Suspended in Time: Annette Richards Plays Buxtehude, Frescobaldi, Mozart, Krebs, and Bach

Program

Dieterich Buxtehude (1637-1707): Passacaglia in d minor, BuxWV 161

Girolamo Frescobaldi (1583-1643): Toccata terza, per l’elevazione, from Il secondo libro di Toccate (1627)

Wolfgang Amadeus Mozart (1756-1791): Andante in F major for musical clock, K. 616

Johann Ludwig Krebs (1713-1780): Chorale prelude: “Wir glauben all’ an einen Gott”

Johann Sebastian Bach (1685-1750): Pièce d’orgue, BWV 572

 

From the Performer

It is rare for me to stay in one place for long. I can’t remember another time in my life when, for weeks and months, I’ve not travelled to play a concert, do research, visit friends or family. And there’s a danger when staying in place, I’ve found, of coming unmoored in time. Much of the music I’ve gravitated towards these past months seems to reflect on a state of suspension, an interest in, indulgence in, even, the failure to move forward.

Playing the organ during this time, I’ve thought about 20th-century French composer Jehan Alain’s mesmerizing miniature Le Jardin suspendu (The Suspended Garden), at the top of which Alain writes “The suspended garden is the artist’s ideal, perpetually pursued and fleeting; it is the inaccessible and inviolable refuge.” Alain’s dreamy evocation of the tension between pursuit and stasis at the heart of the artist’s endeavor, which is worked out in the form of a baroque chaconne, is better suited to the Aeolian-Skinner organ in Sage Chapel, with its capacity for blurred and distant sonorities—and I’ll save it for a future performance there. But it lies at the heart of the program I’ve conceived here for the brilliantly distinct and vivid Cornell Baroque Organ in Anabel Taylor chapel.

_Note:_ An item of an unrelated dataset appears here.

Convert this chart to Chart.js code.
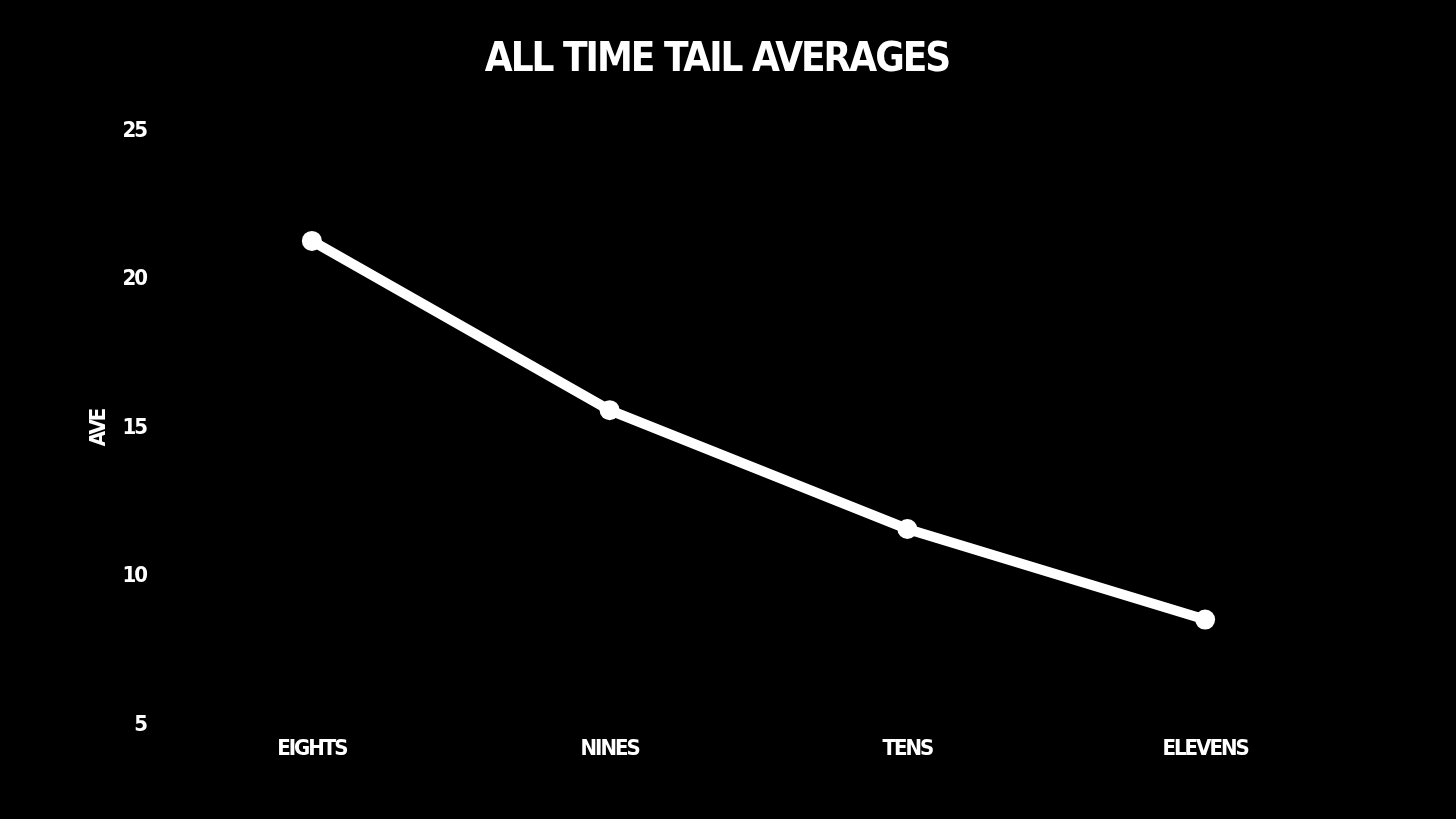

Each of the pieces on this program reflects in some way on suspended states, yet each simultaneously thrums with energy. Likewise, the glorious organ in Anabel Taylor chapel, while the ultimate place of refuge from the outside world (for me, at any rate), is an instrument that bursts with musical potential and visceral sonic excitement. We hear that energy beating through the Buxtehude Passacaglia, belying the circularity of the piece’s constantly repeating bass line; and in the rhapsodic wanderings of the Frescobaldi Elevation Toccata ecstatic timelessness is punctuated by sharply symbolic Lombardic rhythms and pointed fragments of forward-moving counterpoint. In a rather different mode, Mozart’s Andante, K. 616, a musical creation for a small mechanical organ in a clock, is all about time and time-pieces—for all its elegance and grace, its repetitions, reiterations, trills and frills suggest the automatic and continuous functioning of the machine that will keep on running until the mechanism winds down. In the beautiful chorale prelude, Wir glauben all’ an einen Gott (We all believe in one God) by J. L. Krebs (a piece previously ascribed to J. S. Bach) the timeless certainty of the Lutheran creed emerges from the elaborated chorale melody in the right hand (here played on the 8’, 4’, and 3’ flutes on the Hauptwerk), as it unfurls over two voices in the left hand (here played on the Hautbois on the Rückpositiv in a duet between two oboes d’amore) and two independent voices in the feet—a double pedal part that demands that the organist be literally suspended in space at the organ console. Finally, J. S. Bach’s Pièce d’orgue, with its opening burst of brilliant energy, its momentous central exploration of harmonic suspensions at almost unbearable length, and then its virtuosic welling-up of wave after wave of sound in rushing passagework to the final cadence, plays out an inevitable confrontation between inexorable suspension and the greatest musical vitality.

When you have music like this, and an instrument like the Cornell Baroque Organ at your fingertips, there’s really no need to go anywhere else.